● **Collected material**:
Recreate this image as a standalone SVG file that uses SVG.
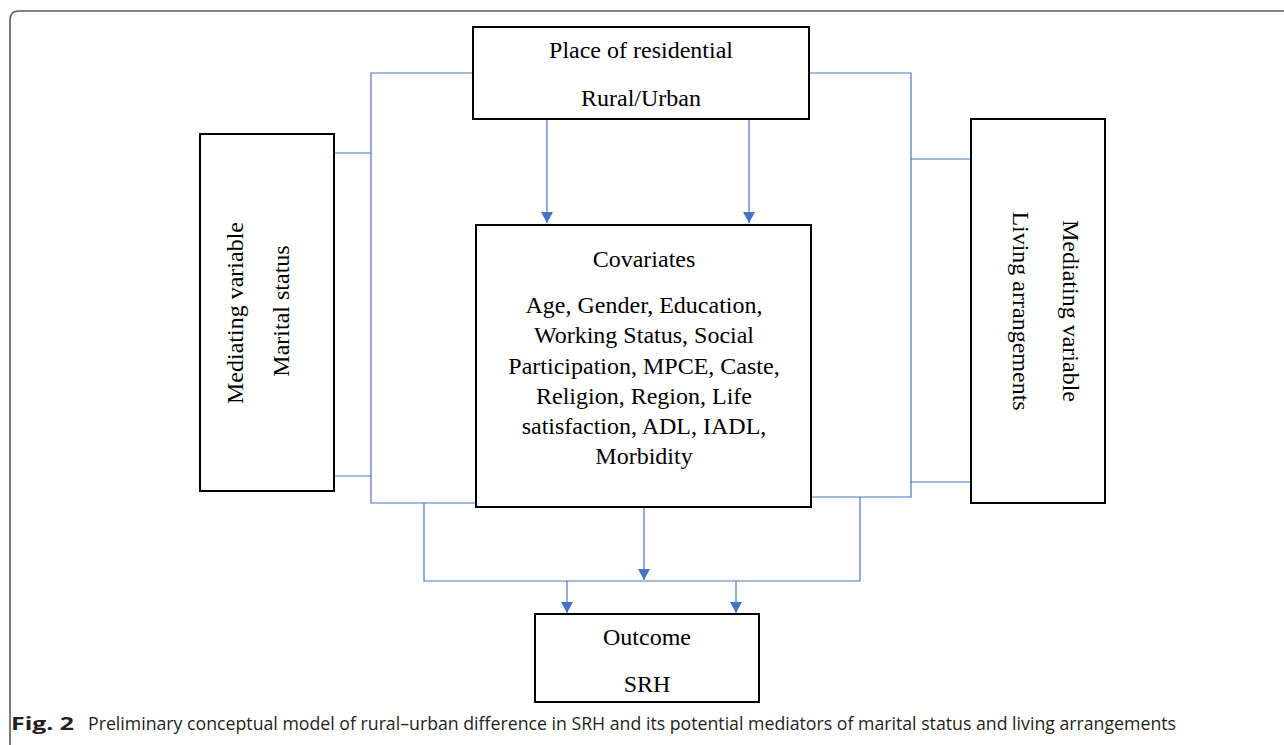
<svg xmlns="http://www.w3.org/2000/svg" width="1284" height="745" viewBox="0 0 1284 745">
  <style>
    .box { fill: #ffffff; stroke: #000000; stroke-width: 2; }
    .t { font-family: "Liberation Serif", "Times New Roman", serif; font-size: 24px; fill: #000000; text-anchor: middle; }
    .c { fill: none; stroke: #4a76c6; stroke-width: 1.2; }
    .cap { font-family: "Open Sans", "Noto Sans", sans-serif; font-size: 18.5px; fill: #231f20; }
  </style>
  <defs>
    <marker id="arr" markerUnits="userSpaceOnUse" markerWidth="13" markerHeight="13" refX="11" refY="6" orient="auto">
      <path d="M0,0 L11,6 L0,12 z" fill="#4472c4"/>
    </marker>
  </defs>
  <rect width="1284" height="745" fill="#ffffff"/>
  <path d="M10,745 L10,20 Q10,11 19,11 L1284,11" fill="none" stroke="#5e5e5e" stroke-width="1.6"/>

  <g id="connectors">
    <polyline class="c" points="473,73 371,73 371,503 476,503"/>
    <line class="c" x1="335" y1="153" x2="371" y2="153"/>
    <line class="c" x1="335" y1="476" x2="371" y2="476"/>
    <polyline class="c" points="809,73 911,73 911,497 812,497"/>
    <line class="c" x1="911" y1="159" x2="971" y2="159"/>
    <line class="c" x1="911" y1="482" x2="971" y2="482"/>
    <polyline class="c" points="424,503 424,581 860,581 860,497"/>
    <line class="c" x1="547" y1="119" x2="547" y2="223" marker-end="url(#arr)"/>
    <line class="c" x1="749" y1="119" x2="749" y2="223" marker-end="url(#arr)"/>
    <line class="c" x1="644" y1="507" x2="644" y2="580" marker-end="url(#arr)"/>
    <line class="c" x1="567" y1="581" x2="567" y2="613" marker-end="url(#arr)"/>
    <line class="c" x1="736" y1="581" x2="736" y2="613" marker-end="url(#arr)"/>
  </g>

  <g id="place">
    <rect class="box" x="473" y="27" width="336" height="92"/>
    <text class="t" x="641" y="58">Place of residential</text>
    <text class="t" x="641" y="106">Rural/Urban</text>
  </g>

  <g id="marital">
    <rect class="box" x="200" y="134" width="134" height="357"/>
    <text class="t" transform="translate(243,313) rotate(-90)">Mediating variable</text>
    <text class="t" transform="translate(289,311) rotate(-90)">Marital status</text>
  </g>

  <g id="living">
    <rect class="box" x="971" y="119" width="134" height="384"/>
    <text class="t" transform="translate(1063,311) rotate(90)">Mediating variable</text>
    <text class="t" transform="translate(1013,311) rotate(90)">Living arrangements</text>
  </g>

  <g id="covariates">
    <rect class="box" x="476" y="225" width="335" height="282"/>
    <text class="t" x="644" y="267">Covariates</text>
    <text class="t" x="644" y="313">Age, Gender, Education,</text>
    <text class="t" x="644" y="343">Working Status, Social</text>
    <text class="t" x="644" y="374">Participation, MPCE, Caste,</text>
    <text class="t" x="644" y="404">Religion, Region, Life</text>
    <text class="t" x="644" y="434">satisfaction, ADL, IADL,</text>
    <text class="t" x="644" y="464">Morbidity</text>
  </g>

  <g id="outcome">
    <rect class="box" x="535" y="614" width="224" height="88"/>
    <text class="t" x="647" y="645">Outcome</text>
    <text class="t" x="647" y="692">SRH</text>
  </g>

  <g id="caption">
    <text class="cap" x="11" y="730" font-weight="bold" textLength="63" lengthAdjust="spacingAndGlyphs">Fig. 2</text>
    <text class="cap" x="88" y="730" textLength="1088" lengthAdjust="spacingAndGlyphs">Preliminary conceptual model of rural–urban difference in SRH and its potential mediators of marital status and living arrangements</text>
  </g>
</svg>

● **Work to complete**: Please take the lines from the beginning of the data above through the line holding "L10,20 Q10,11 19,11" and transcribe them exactly, without any pictures.

● **Complete answer**:
Recreate this image as a standalone SVG file that uses SVG.
<svg xmlns="http://www.w3.org/2000/svg" width="1284" height="745" viewBox="0 0 1284 745">
  <style>
    .box { fill: #ffffff; stroke: #000000; stroke-width: 2; }
    .t { font-family: "Liberation Serif", "Times New Roman", serif; font-size: 24px; fill: #000000; text-anchor: middle; }
    .c { fill: none; stroke: #4a76c6; stroke-width: 1.2; }
    .cap { font-family: "Open Sans", "Noto Sans", sans-serif; font-size: 18.5px; fill: #231f20; }
  </style>
  <defs>
    <marker id="arr" markerUnits="userSpaceOnUse" markerWidth="13" markerHeight="13" refX="11" refY="6" orient="auto">
      <path d="M0,0 L11,6 L0,12 z" fill="#4472c4"/>
    </marker>
  </defs>
  <rect width="1284" height="745" fill="#ffffff"/>
  <path d="M10,745 L10,20 Q10,11 19,11 L1284,11" fill="none" stroke="#5e5e5e" stroke-width="1.6"/>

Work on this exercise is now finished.